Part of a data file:
◆ ◆ ◆ ◆
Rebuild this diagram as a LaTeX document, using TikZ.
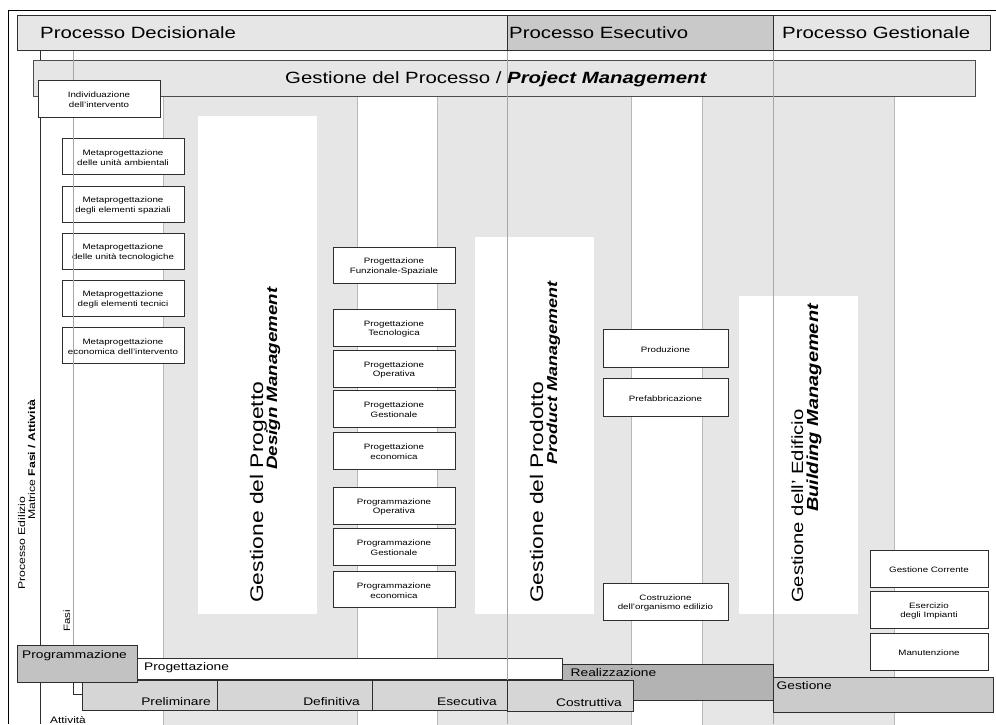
\documentclass[tikz,border=0pt]{standalone}
\usepackage{fontspec}
\setmainfont{Liberation Sans}[FakeStretch=1.25]
\usetikzlibrary{fit}

\definecolor{stripe}{HTML}{E6E6E6}
\definecolor{hdrdark}{HTML}{C9C9C9}
\definecolor{rule}{HTML}{B8B8B8}
\definecolor{procrule}{HTML}{A6A6A6}
\definecolor{edge}{HTML}{2E2E2E}
\definecolor{barprog}{HTML}{C2C2C2}
\definecolor{barreal}{HTML}{B3B3B3}
\definecolor{barges}{HTML}{CBCBCB}
\definecolor{barsub}{HTML}{D6D6D6}

\tikzset{
  smallbox/.style={draw=edge, fill=white, line width=0.9pt, inner sep=0pt},
  boxtext/.style={inner sep=0pt, align=center, font=\fontsize{7.8}{9.8}\selectfont},
  bar/.style={draw=edge, line width=0.9pt, inner sep=0pt},
  hdr/.style={draw=edge, line width=0.9pt, inner sep=0pt},
  lbl/.style={inner sep=0pt, anchor=base west},
  lblr/.style={inner sep=0pt, anchor=base east},
  vlbl/.style={inner sep=0pt, anchor=base west, rotate=90},
  big/.style={font=\fontsize{16.3}{18}\selectfont},
  mid/.style={font=\fontsize{11}{13}\selectfont},
  tiny/.style={font=\fontsize{9.8}{11}\selectfont},
}
% white box with centred caption
\newcommand\tbox[4]{%
  \node[smallbox, fit={#2 #3}] (#1) {};
  \node[boxtext] (#1-t) at ([yshift=-1.5pt]#1.center) {#4};}

\begin{document}
\begin{tikzpicture}[x=1pt, y=-1pt]
\useasboundingbox (0,0) rectangle (996,724);

% outer frame
\draw[black, line width=0.9pt] (8,724) -- (8,10) -- (996,10);

% grey activity stripes
\foreach \a/\b in {163/357, 437/631, 702/894}
  \draw[rule, fill=stripe, line width=0.8pt] (\a,60) rectangle (\b,730);

% white management panels
\fill[white] (198,116) rectangle (317,614);
\fill[white] (475,237) rectangle (594,614);
\fill[white] (739,296) rectangle (858,614);

% main axis
\draw[edge, line width=0.9pt] (40,50) -- (40,724);

% project management band
\node[bar, fill=stripe, draw=edge!85, fit={(33,60) (975,96)}] (pm) {};

% meta-design boxes
\tbox{meta1}{(62,138)}{(184,174)}{Metaprogettazione\\delle unità ambientali}
\tbox{meta2}{(62,186)}{(184,222)}{Metaprogettazione\\degli elementi spaziali}
\tbox{meta3}{(62,233)}{(184,269)}{Metaprogettazione\\delle unità tecnologiche}
\tbox{meta4}{(62,280)}{(184,316)}{Metaprogettazione\\degli elementi tecnici}
\tbox{meta5}{(62,327)}{(184,363)}{Metaprogettazione\\economica dell'intervento}

% phase axis
\draw[procrule, line width=0.9pt] (73,50) -- (73,690);
\draw[edge, line width=0.9pt] (73,682) -- (73,694) -- (82,694);

\tbox{ind}{(38,80)}{(160,117)}{Individuazione\\dell'intervento}

% design boxes
\tbox{pfs}{(333,247)}{(455,283)}{Progettazione\\Funzionale-Spaziale}
\tbox{ptec}{(333,309)}{(455,346)}{Progettazione\\Tecnologica}
\tbox{pope}{(333,350)}{(455,387)}{Progettazione\\Operativa}
\tbox{pges}{(333,390)}{(455,427)}{Progettazione\\Gestionale}
\tbox{peco}{(333,432)}{(455,469)}{Progettazione\\economica}
\tbox{gope}{(333,487)}{(455,524)}{Programmazione\\Operativa}
\tbox{gges}{(333,528)}{(455,565)}{Programmazione\\Gestionale}
\tbox{geco}{(333,571)}{(455,607)}{Programmazione\\economica}

% production boxes
\tbox{prod}{(603,329)}{(728,367)}{Produzione}
\tbox{pref}{(603,378)}{(728,416)}{Prefabbricazione}
\tbox{cost}{(603,583)}{(728,620)}{Costruzione\\dell'organismo edilizio}

% building management boxes
\tbox{gcor}{(870,550)}{(988,587)}{Gestione Corrente}
\tbox{eser}{(870,591)}{(988,628)}{Esercizio\\degli Impianti}
\tbox{manu}{(870,633)}{(988,670)}{Manutenzione}

% phase bar (design)
\node[bar, fill=white, fit={(137,658) (562,679)}] (fprog) {};

% process boundaries
\draw[procrule, line width=0.9pt] (507,50) -- (507,724);
\draw[procrule, line width=0.9pt] (773,50) -- (773,724);

% phase and activity bars
\node[bar, fill=barsub, fit={(82,680) (217,710)}] (aprel) {};
\node[bar, fill=barsub, fit={(217,680) (372,710)}] (adef) {};
\node[bar, fill=barsub, fit={(372,680) (507,710)}] (aese) {};
\node[bar, fill=barreal, fit={(562,664) (773,700)}] (freal) {};
\node[bar, fill=barsub, fit={(507,680) (633,711)}] (acos) {};
\node[bar, fill=barprog, fit={(17,645) (137,682)}] (fpgm) {};
\node[bar, fill=barges, fit={(773,677) (993,712)}] (fges) {};

% process header
\node[hdr, fill=stripe, fit={(17,15) (507,50)}] (hdec) {};
\node[hdr, fill=hdrdark, fit={(507,15) (773,50)}] (hese) {};
\node[hdr, fill=stripe, fit={(773,15) (990,50)}] (hges) {};

% header texts
\node[lbl, big] (thdec) at (40,38) {Processo Decisionale};
\node[lbl, big] (these) at (509,38) {Processo Esecutivo};
\node[lbl, big] (thges) at (782,38) {Processo Gestionale};
\node[lbl, big] (tpm) at (285,83.5) {Gestione del Processo / \textbf{\textit{Project Management}}};

% management panel texts
\node[vlbl, font=\fontsize{18.3}{20}\selectfont] (dm1) at (263,603) {Gestione del Progetto};
\node[vlbl, font=\fontsize{15}{17}\selectfont\bfseries\itshape] (dm2) at (277,470) {Design Management};
\node[vlbl, font=\fontsize{18.3}{20}\selectfont] (pm1) at (543,603) {Gestione del Prodotto};
\node[vlbl, font=\fontsize{14.4}{17}\selectfont\bfseries\itshape] (pm2) at (557,465) {Product Management};
\node[vlbl, font=\fontsize{16.2}{20}\selectfont] (bm1) at (803,603) {Gestione dell' Edificio};
\node[vlbl, font=\fontsize{16}{17}\selectfont\bfseries\itshape] (bm2) at (818,512) {Building Management};

% axis labels
\node[vlbl, tiny] (tedil) at (25,590) {Processo Edilizio};
\node[vlbl, tiny] (tmatr) at (35,520) {Matrice \textbf{Fasi / Attività}};
\node[vlbl, font=\fontsize{9.2}{11}\selectfont] (tfasi) at (70,632) {Fasi};
\node[lbl, font=\fontsize{9.5}{11}\selectfont] (tatt) at (50,723.5) {Attività};

% bar texts
\node[lbl, mid] (tpgm) at (22,658.5) {Programmazione};
\node[lbl, mid] (tprog) at (144,670.5) {Progettazione};
\node[lbl, mid] (treal) at (570.5,676) {Realizzazione};
\node[lbl, mid] (tges) at (776.5,689) {Gestione};
\node[lblr, mid] (tprel) at (211,705.5) {Preliminare};
\node[lblr, mid] (tdef) at (360,705.5) {Definitiva};
\node[lblr, mid] (tese) at (497,705.5) {Esecutiva};
\node[lblr, mid] (tcos) at (622,706) {Costruttiva};
\end{tikzpicture}
\end{document}
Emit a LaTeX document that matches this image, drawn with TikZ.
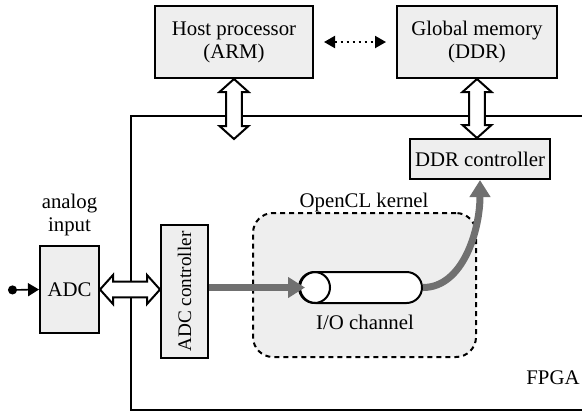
\documentclass[tikz,border=0pt]{standalone}
\usepackage{fontspec}
\setmainfont{Liberation Serif}
\newfontfamily\diagfont{Liberation Serif}
\usepackage{xcolor}
\definecolor{lgray}{RGB}{238,238,238}
\definecolor{dgray}{RGB}{112,112,112}
\usetikzlibrary{positioning, calc, shapes.misc, arrows.meta}
\tikzstyle{Block} = [
draw,
line width=1pt,
fill=lgray,
align=center,
inner sep=0pt]
\tikzstyle{KernelBox} = [
draw,
line width=1pt,
dash pattern=on 2.5pt off 2pt,
fill=lgray,
rounded corners=10pt,
minimum width=111.5pt,
minimum height=72pt]
\tikzstyle{Channel} = [
draw,
line width=1pt,
fill=white,
rounded rectangle,
minimum width=61pt,
minimum height=15.5pt,
inner sep=0pt]
\tikzstyle{ArrowData} = [
line width=3.5pt,
dgray,
-{Triangle[length=8.5pt, width=10pt]}]
\tikzstyle{ArrowDotted} = [
line width=1pt,
dotted,
{Triangle[length=5.5pt, width=6pt]}-{Triangle[length=5.5pt, width=6pt]},
shorten >=5pt, shorten <=5pt]
\tikzstyle{BusArrow} = [
draw,
line width=1pt,
fill=white,
line join=miter]
% hollow two-headed bus arrow from #1 to #2
\newcommand{\busarrow}[2]{%
\coordinate (ba) at ($(#1)!6.5pt!(#2)$);
\coordinate (bb) at ($(#2)!6.5pt!(#1)$);
\draw[BusArrow] (#1) -- ($(ba)!7.25pt!90:(#2)$) -- ($(ba)!3.9pt!90:(#2)$)
  -- ($(bb)!3.9pt!-90:(#1)$) -- ($(bb)!7.25pt!-90:(#1)$) -- (#2)
  -- ($(bb)!7.25pt!90:(#1)$) -- ($(bb)!3.9pt!90:(#1)$)
  -- ($(ba)!3.9pt!-90:(#2)$) -- ($(ba)!7.25pt!-90:(#2)$) -- cycle;}

\begin{document}
\begin{tikzpicture}[x=0.5pt, y=-0.5pt, font=\diagfont\fontsize{10.4}{11.5}\selectfont]
    \useasboundingbox (0,0) rectangle (582,414);

    % FPGA frame
    \draw[line width=1pt] (600,116) -- (131,116) -- (131,410) -- (600,410);
    \node (fpga) at (553,378) {FPGA};

    \node [KernelBox] (kern) at (364.5,285) {};
    \node (kernlbl) at (364,202) {OpenCL kernel};
    \node [Channel] (chan) at (361,287.5) {};
    \draw[line width=1pt] ($(chan.west)+(15.5,0)$) circle [radius=7.75pt];
    \node (chanlbl) at (365,322) {I/O channel};

    \node [Block, minimum width=79pt, minimum height=36pt] (host) at (234,42) {Host processor\\(ARM)};
    \node [Block, minimum width=80pt, minimum height=36pt, right=41pt of host] (mem) {Global memory\\(DDR)};
    \node [Block, minimum width=70pt, minimum height=20pt] (ddrc) at (480,159) {DDR controller};
    \node [Block, minimum width=29.5pt, minimum height=43.5pt] (adc) at (69.5,289.5) {ADC};
    \node [above=1pt of adc, align=center] (adclbl) {analog\\input};
    \node [Block, minimum width=23.5pt, minimum height=66.5pt, font=\diagfont\fontsize{9.6}{11}\selectfont] (adcc) at (184.5,291.5) {\rotatebox{90}{ADC controller}};

    \coordinate (ain) at (8,290);
    \coordinate (hostbus) at ($(host.south)+(0,60)$);
    \coordinate (chanin) at ($(chan.west)+(6,0)$);

    \draw[ArrowDotted] (host) -- (mem);
    \busarrow{host.south}{hostbus}
    \busarrow{mem.south}{mem.south |- ddrc.north}
    \busarrow{adc.east}{adc.east -| adcc.west}
    \draw[line width=0.8pt, {Circle[length=4.5pt]}-{Triangle[length=5.5pt, width=6.5pt]}] (ain) -- (adc.west);
    \draw[ArrowData] (adcc.east |- chan.center) -- (chanin);
    \draw[ArrowData] (chan.east) .. controls +(40,0) and +(0,50) .. (ddrc.south);
\end{tikzpicture}
\end{document}
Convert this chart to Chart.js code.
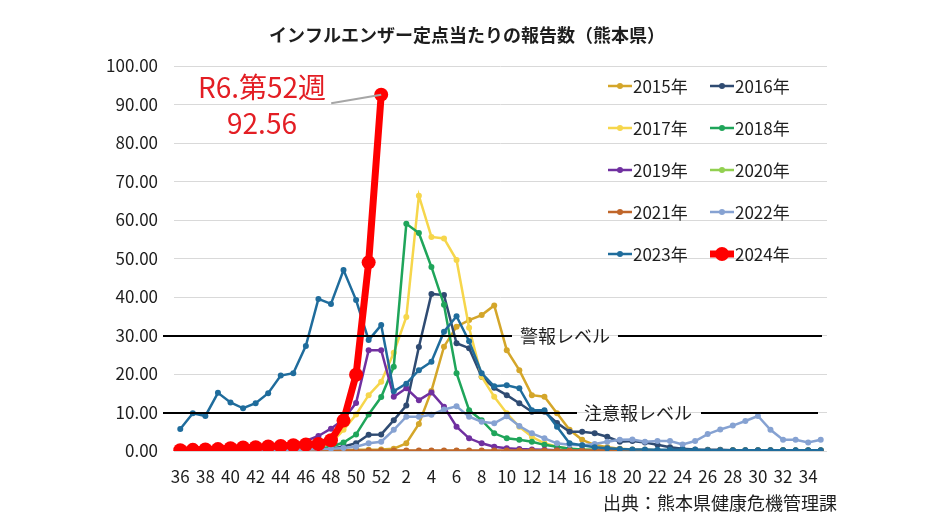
◆ ◆ ◆ ◆
▸ **Your objective**: Filter out all lines lacking the word "LaTeX" and copy the rest.

▸ **Output for this task**:
Rebuild this diagram as a LaTeX document, using TikZ.
Emit a LaTeX document that matches this image, drawn with TikZ.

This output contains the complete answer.